Para encontrar las raíces de ese sonido hay que trasladarse a 2006, año en el que Bob Frank, veterano artista de Memphis, editaba World Without End, colección de canciones de tono funerario en la que encontrábamos por primera vez el nombre de John Murry. La colaboración sirvió de acicate para el joven músico, que dos años después ya tenía a un nuevo compañero de viaje con el que grabar composiciones de su puño y letra. Tim Mooney, batería de los inclasificables American Music Club, hizo durante ese tiempo de guía musical de un Murry que, aunque lleno de talento, carecía de un camino artístico que trazar.

Por desgracia, Mooney nunca vería triunfar a su pupilo. Fallecido el pasado año, en su honor Murry lleva escrito el nombre de Tim en su guitarra. Otro fantasma del pasado que quemar. Otro recuerdo que dejar atrás a base de acordes a quemarropa y letras que se balancean entra la vida y la muerte. Siempre la tragedia. Esa que tiñe buena parte de los textos del compositor. Un dolor que va más allá del papel y traspasa la garganta de Murry. Un tipo capaz de devolvernos a la memoría la crudeza emocional del recientemente fallecido Jason Molina. O el sentimiento interpretativo de Jeff Buckley, de cuyo debut se cumplen ahora dos décadas. Un explosión de energía que, lejos de caer en la autocomplacencia, se muestra audaz y valiente.

Ahora que Wilco, reyes de la experimentación de cuño americano durante más de una década, parecen haberse acomodado, no son pocos los que vienen empujando desde abajo. Sin ir más lejos Matthew E. White, a quien también pudimos ver hace unos días en Londres, y que con su collage soul ha despertado las esperanzas de más de uno. O Hiss Golden Messenger, otro de esos jóvenes artistas inclasificables que pueblan el territorio estadounidense. La lista, todavía por escribir, daría para horas y horas de discusión. Lo que parece fuera de duda es que, con su álbum de debut, John Murry ha tomado posiciones en este grupo de versos libres de la Americana.

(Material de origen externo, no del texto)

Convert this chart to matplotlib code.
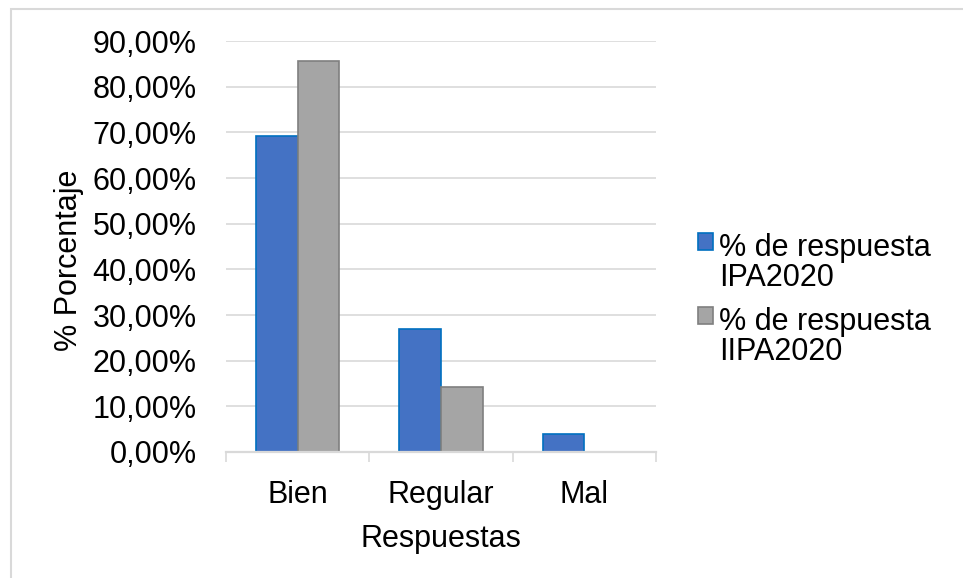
import matplotlib
matplotlib.use("Agg")
import matplotlib.pyplot as plt
import numpy as np
from matplotlib.patches import Rectangle
from matplotlib.legend_handler import HandlerPatch, update_from_first_child
from matplotlib.container import BarContainer

categories = ["Bien", "Regular", "Mal"]
serie1_name = "% de respuesta\nIPA2020"
serie2_name = "% de respuesta\nIIPA2020"
serie1 = [0.6923, 0.2692, 0.0385]
serie2 = [0.8571, 0.1429, 0.0]
yticks = [0.0, 0.1, 0.2, 0.3, 0.4, 0.5, 0.6, 0.7, 0.8, 0.9]
ytick_labels = ["0,00%", "10,00%", "20,00%", "30,00%", "40,00%", "50,00%",
                "60,00%", "70,00%", "80,00%", "90,00%"]

plt.rcParams['font.family'] = ['Liberation Sans', 'DejaVu Sans']
fs = 22

fig = plt.figure(figsize=(9.63, 5.78), dpi=100)
ax = fig.add_axes([0.2347, 0.218, 0.4464, 0.711])

x = np.arange(len(categories))
w = 0.29
ax.bar(x - w/2, serie1, w, color="#4472C4", edgecolor="#0070C0", linewidth=1.2,
       label=serie1_name, zorder=2)
ax.bar(x + w/2, serie2, w, color="#A5A5A5", edgecolor="#7F7F7F", linewidth=1.2,
       label=serie2_name, zorder=2)

ax.set_xlim(-0.5, len(categories) - 0.5)
ax.set_ylim(0, 0.9)
ax.set_yticks(yticks)
ax.set_yticklabels(ytick_labels, fontsize=fs)
ax.set_xticks(x)
ax.set_xticklabels(categories, fontsize=fs)
ax.tick_params(axis='x', length=0, pad=20)
ax.tick_params(axis='y', length=0, pad=21)
ax.set_xticks(np.arange(-0.5, len(categories), 1.0), minor=True)
ax.tick_params(axis='x', which='minor', length=7, color="#D9D9D9", width=1.2)

ax.yaxis.grid(True, color="#D9D9D9", linewidth=1.2, zorder=0)
ax.set_axisbelow(True)
for s in ["left", "right", "top"]:
    ax.spines[s].set_visible(False)
ax.spines["bottom"].set_color("#D9D9D9")
ax.spines["bottom"].set_linewidth(1.6)
ax.spines["bottom"].set_zorder(3)

ax.set_ylabel("% Porcentaje", fontsize=fs)
ax.yaxis.set_label_coords(-0.33, 0.467)
ax.set_xlabel("Respuestas", fontsize=fs)
ax.xaxis.set_label_coords(0.5, -0.175)


def top_patch(legend, orig_handle, xdescent, ydescent, width, height, fontsize):
    shift = 0.72 * fontsize
    return Rectangle((-xdescent, -ydescent + shift), width, height)


hm = {BarContainer: HandlerPatch(patch_func=top_patch,
                                 update_func=update_from_first_child)}
leg = ax.legend(loc="center left", bbox_to_anchor=(1.098, 0.37), frameon=False,
                fontsize=fs, handlelength=0.5, handleheight=0.5, handletextpad=0.2,
                labelspacing=0.45, borderpad=0, borderaxespad=0, handler_map=hm)
for t in leg.get_texts():
    t.set_linespacing(1.0)

fig.patches.append(Rectangle((0.0114, -0.5), 1.5, 1.4836, transform=fig.transFigure,
                             fill=False, edgecolor="#D9D9D9", linewidth=1.5))

fig.savefig("out.png", dpi=100)
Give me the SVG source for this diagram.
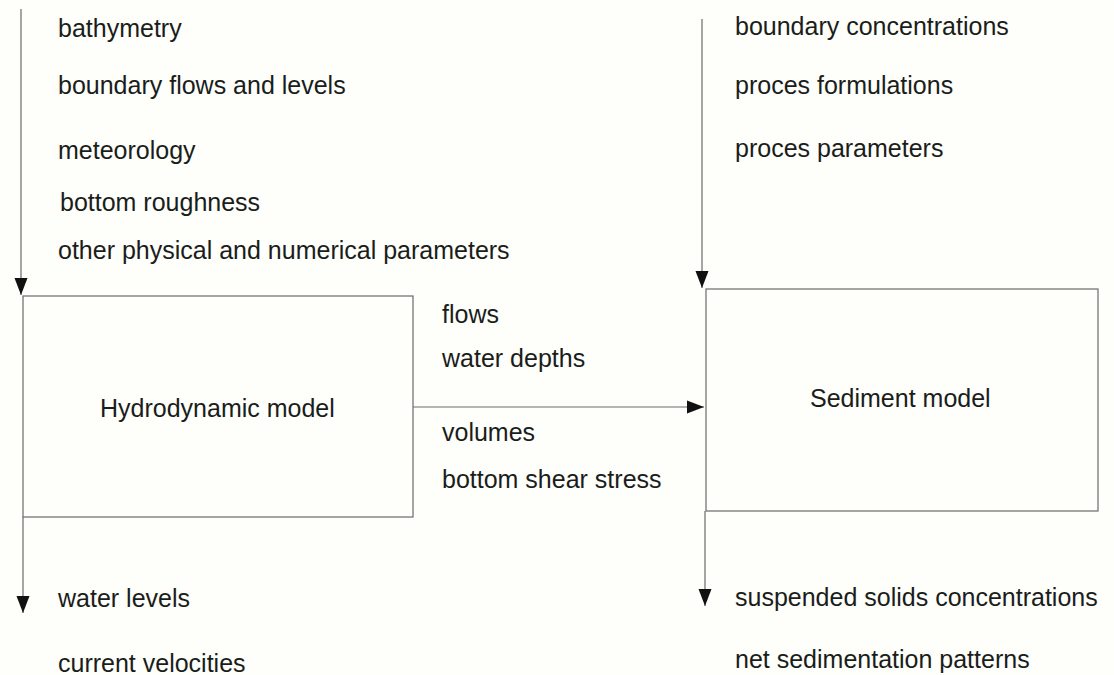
<svg xmlns="http://www.w3.org/2000/svg" width="1114" height="675" viewBox="0 0 1114 675">
  <style>
    .t { font-family: "Liberation Sans", Arial, sans-serif; font-size: 25px; fill: #1a1d1a; }
    .box { fill: none; stroke: #6a6a6a; stroke-width: 1.2; }
    .ln { fill: none; stroke: #6a6a6a; stroke-width: 1.2; }
  </style>
  <defs>
    <marker id="arr" markerUnits="userSpaceOnUse" markerWidth="18" markerHeight="14" refX="17" refY="7" orient="auto" viewBox="0 0 18 14">
      <path d="M0,0.5 L17,7 L0,13.5 z" fill="#111"/>
    </marker>
  </defs>
  <rect width="1114" height="675" fill="#fefefa"/>

  <g id="connectors">
    <line class="ln" x1="21" y1="9" x2="21" y2="295" marker-end="url(#arr)"/>
    <line class="ln" x1="702" y1="19" x2="702" y2="288" marker-end="url(#arr)"/>
    <line class="ln" x1="413" y1="407" x2="704" y2="407" marker-end="url(#arr)"/>
    <line class="ln" x1="23" y1="517" x2="23" y2="613" marker-end="url(#arr)"/>
    <line class="ln" x1="705" y1="511" x2="705" y2="606" marker-end="url(#arr)"/>
  </g>

  <g id="hydro-inputs">
    <text class="t" x="58" y="37">bathymetry</text>
    <text class="t" x="58" y="94">boundary flows and levels</text>
    <text class="t" x="58" y="159">meteorology</text>
    <text class="t" x="60" y="211">bottom roughness</text>
    <text class="t" x="58" y="259">other physical and numerical parameters</text>
  </g>

  <g id="sediment-inputs">
    <text class="t" x="735" y="35">boundary concentrations</text>
    <text class="t" x="735" y="94">proces formulations</text>
    <text class="t" x="735" y="157">proces parameters</text>
  </g>

  <g id="hydrodynamic-model">
    <rect class="box" x="23" y="296" width="390" height="221"/>
    <text class="t" x="100" y="417">Hydrodynamic model</text>
  </g>

  <g id="sediment-model">
    <rect class="box" x="706" y="289" width="392" height="222"/>
    <text class="t" x="810" y="407">Sediment model</text>
  </g>

  <g id="coupling-labels">
    <text class="t" x="442" y="323">flows</text>
    <text class="t" x="442" y="367">water depths</text>
    <text class="t" x="442" y="441">volumes</text>
    <text class="t" x="442" y="488">bottom shear stress</text>
  </g>

  <g id="hydro-outputs">
    <text class="t" x="58" y="607">water levels</text>
    <text class="t" x="58" y="672">current velocities</text>
  </g>

  <g id="sediment-outputs">
    <text class="t" x="735" y="606">suspended solids concentrations</text>
    <text class="t" x="735" y="668">net sedimentation patterns</text>
  </g>
</svg>
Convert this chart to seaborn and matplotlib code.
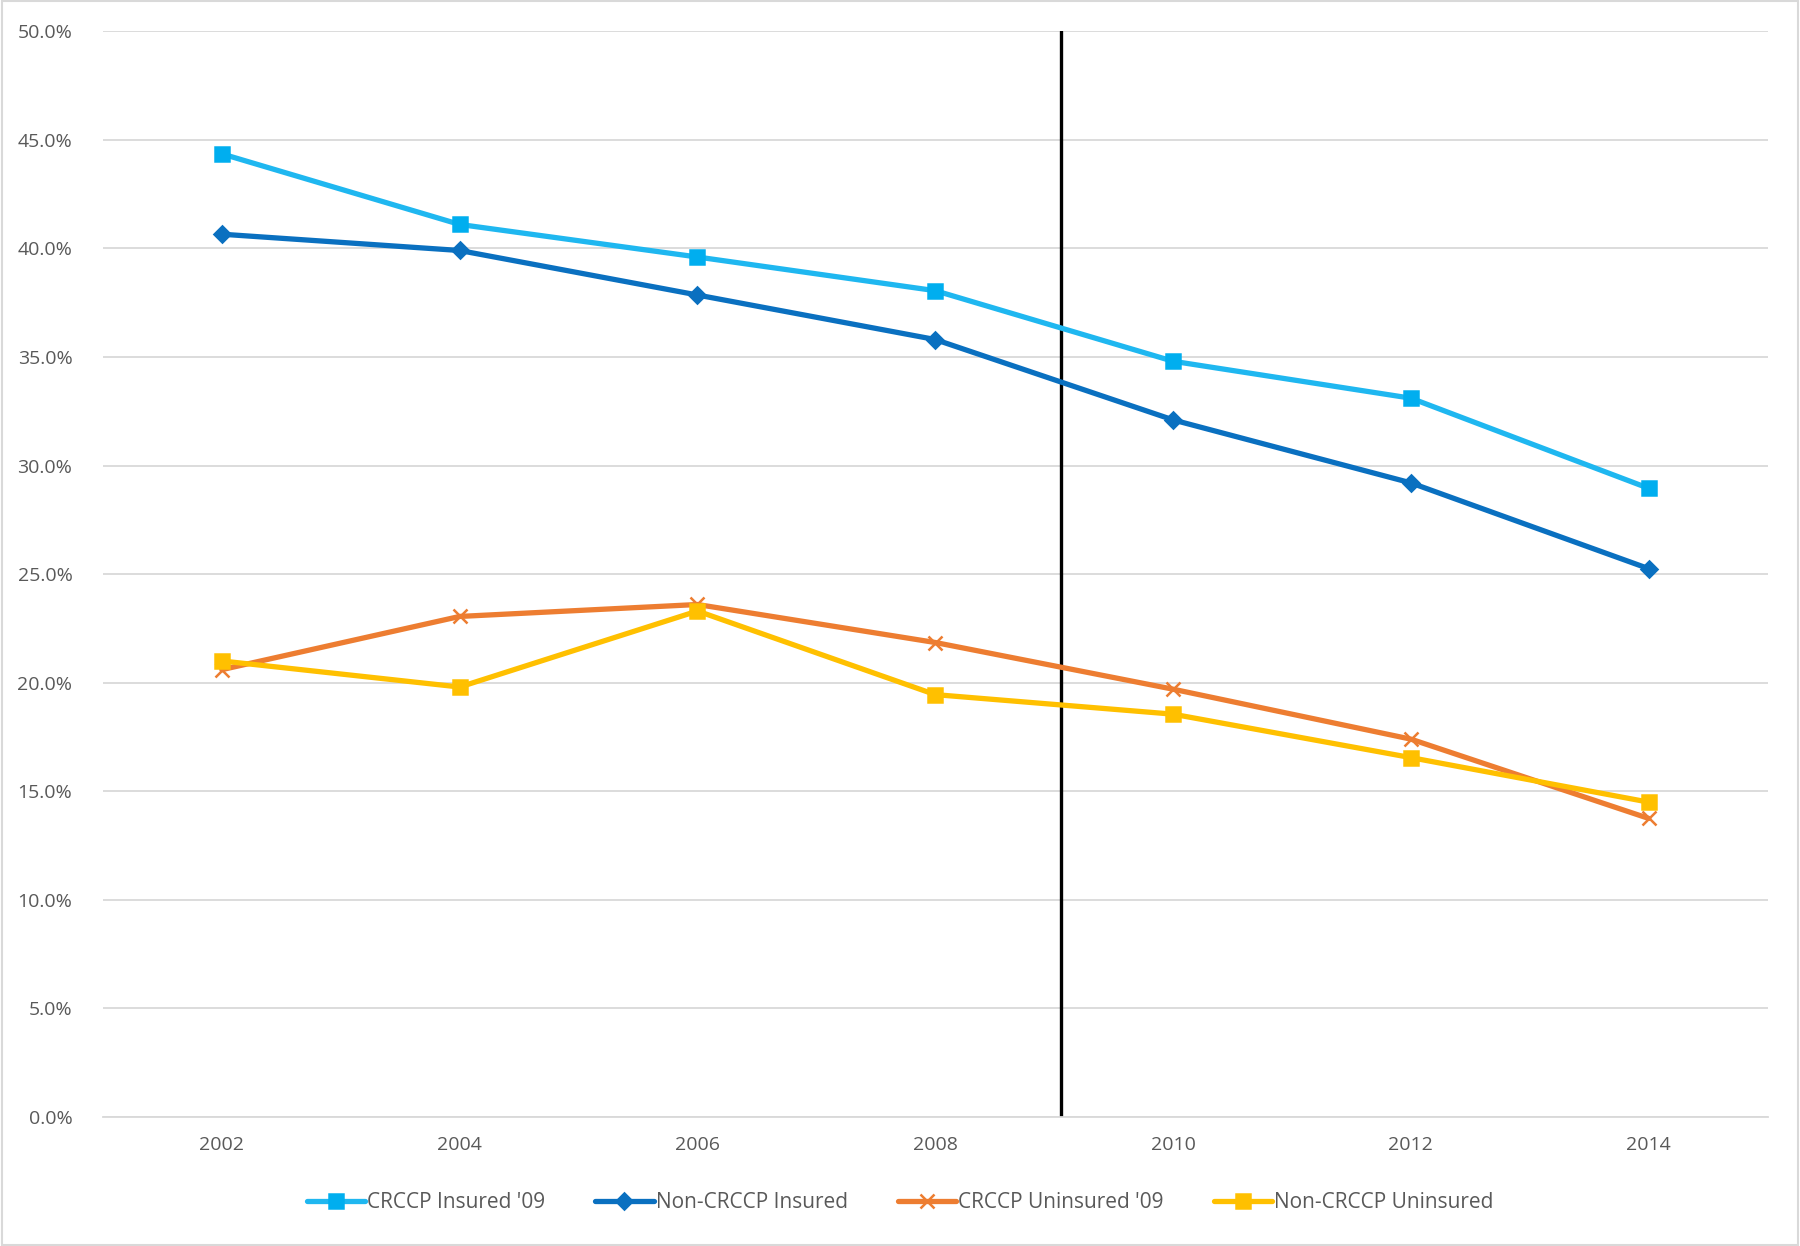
import pandas as pd
import matplotlib.pyplot as plt
import matplotlib.ticker as mticker
import seaborn as sns

# Data (percent)
years = ["2002", "2004", "2006", "2008", "2010", "2012", "2014"]
crccp_insured = [44.35, 41.1, 39.6, 38.05, 34.8, 33.1, 28.95]
non_crccp_insured = [40.65, 39.9, 37.85, 35.8, 32.1, 29.2, 25.25]
crccp_uninsured = [20.6, 23.05, 23.6, 21.85, 19.7, 17.4, 13.75]
non_crccp_uninsured = [21.0, 19.8, 23.3, 19.45, 18.55, 16.55, 14.5]
series_names = ["CRCCP Insured '09", "Non-CRCCP Insured",
                "CRCCP Uninsured '09", "Non-CRCCP Uninsured"]

# Build long table for seaborn
def build_frame():
    rows = []
    for name, vals in zip(series_names, [crccp_insured, non_crccp_insured,
                                         crccp_uninsured, non_crccp_uninsured]):
        for y, v in zip(years, vals):
            rows.append({"year": y, "value": v, "series": name})
    return pd.DataFrame(rows)

def main():
    df = build_frame()
    sns.set_style("white")
    plt.rcParams['font.family'] = ['Open Sans', 'DejaVu Sans']

    fig = plt.figure(figsize=(18, 12.46), dpi=100)
    ax = fig.add_axes([0.0572, 0.1035, 0.9248, 0.8715])

    palette = {"CRCCP Insured '09": "#1FB7F0", "Non-CRCCP Insured": "#0A70C0",
               "CRCCP Uninsured '09": "#ED7D31", "Non-CRCCP Uninsured": "#FFC000"}
    markers = {"CRCCP Insured '09": "s", "Non-CRCCP Insured": "D",
               "CRCCP Uninsured '09": "x", "Non-CRCCP Uninsured": "s"}
    msizes = {"CRCCP Insured '09": 10, "Non-CRCCP Insured": 8,
              "CRCCP Uninsured '09": 10, "Non-CRCCP Uninsured": 10}

    for name in series_names:
        sub = df[df["series"] == name]
        sns.lineplot(data=sub, x="year", y="value", ax=ax, color=palette[name],
                     marker=markers[name], markersize=msizes[name],
                     markeredgecolor="#00AEEF" if name == series_names[0] else palette[name],
                     markerfacecolor="#00AEEF" if name == series_names[0] else palette[name],
                     markeredgewidth=1.8, linewidth=3.8, sort=False, label=name)

    ax.axvline(3.53, color="black", linewidth=2.4, zorder=1)

    ax.set_xlim(-0.5, 6.5)
    ax.set_ylim(0, 50)
    ax.yaxis.set_major_locator(mticker.MultipleLocator(5))
    ax.yaxis.set_major_formatter(mticker.FuncFormatter(lambda v, p: f"{v:.1f}%"))
    ax.grid(axis="y", color="#D9D9D9", linewidth=1.3)
    ax.set_axisbelow(True)
    for side in ["top", "right", "left"]:
        ax.spines[side].set_visible(False)
    ax.spines["bottom"].set_color("#D9D9D9")
    ax.spines["bottom"].set_linewidth(1.3)
    ax.tick_params(axis="both", length=0, labelsize=14, labelcolor="#595959", pad=14)
    ax.tick_params(axis="y", pad=22)
    ax.set_xlabel("")
    ax.set_ylabel("")

    ax.legend(loc="center", bbox_to_anchor=(0.5, 0.035), bbox_transform=fig.transFigure,
              ncol=4, frameon=False, fontsize=15, labelcolor="#595959",
              handlelength=2.8, handletextpad=0.1, columnspacing=2.4)

    # light border around the figure
    fig.patches.append(plt.Rectangle((0.001, 0.001), 0.998, 0.998, transform=fig.transFigure,
                                     fill=False, edgecolor="#D9D9D9", linewidth=1.5))
    fig.savefig("out.png", dpi=100, facecolor="white")

if __name__ == "__main__":
    main()
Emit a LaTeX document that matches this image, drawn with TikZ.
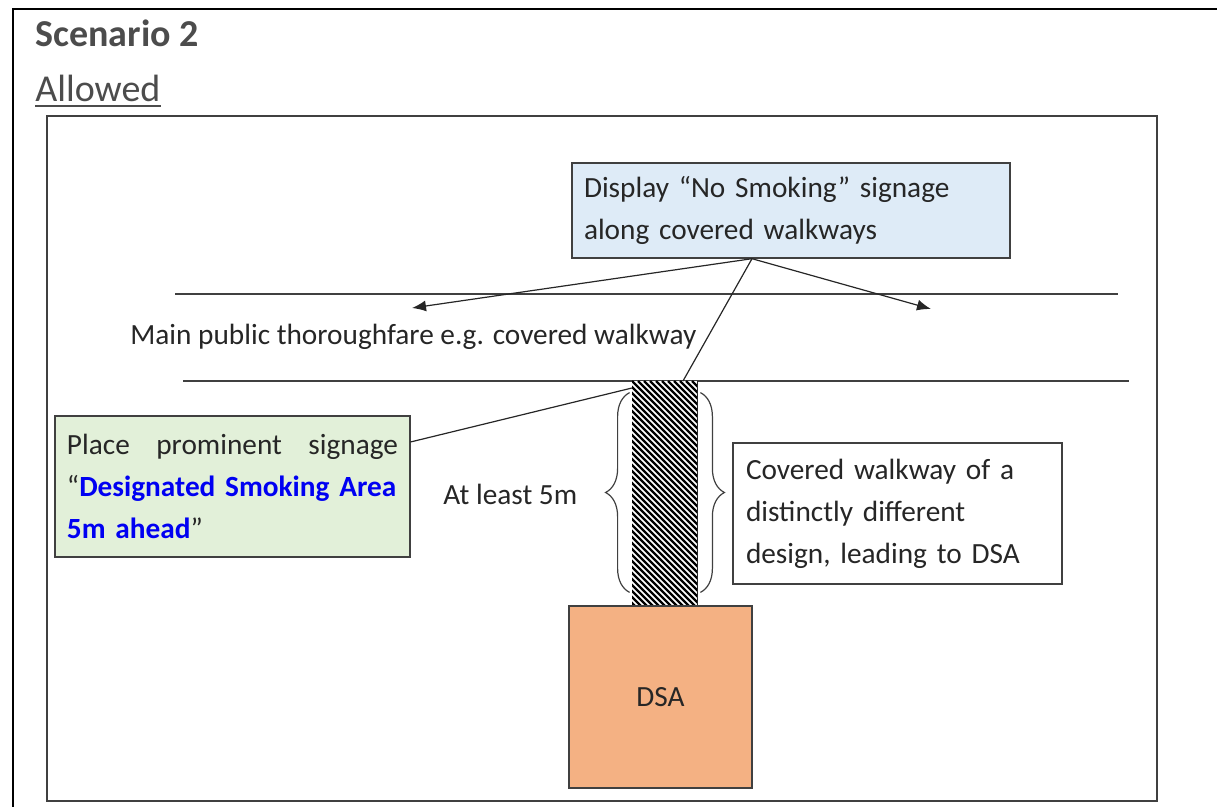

A pesar de su falta de empatía sobre el escenario. A pesar de una inseguridad que se deja notar en cada uno de sus giros. Una fragilidad que parece desvanecerse en cuanto el artista se lanza de cabeza a la canción. Es allí, metido en faena, cuando Murry se regodea en el sufrimiento, mantiene el pulso con su propia biografía, convertida en compañera inseparable de su música. Poco importa que interprete el soul agerrido de Penny Nails en clave kraut-rock o que The Ballad of Pijama Kid suene más familiar de lo que ya era originariamente. En el centro siempre queda un músico sincero, soleado a ratos (California), entre tinieblas la mayor parte de las veces (¿No te da ganas de reír, Señor Malverde?). Brumas que se disipan cuando, a final de la velada, Murry se planta a solas con el piano para interpretar Little Colored Ballons, balada de tintes épicos en la que el artista entona uno de sus versos más crudos: “I know you don’t believe in magic, but nobody does anymore”. No queda magia, no, pero aún queda esperanza al otro lado del Atlántico.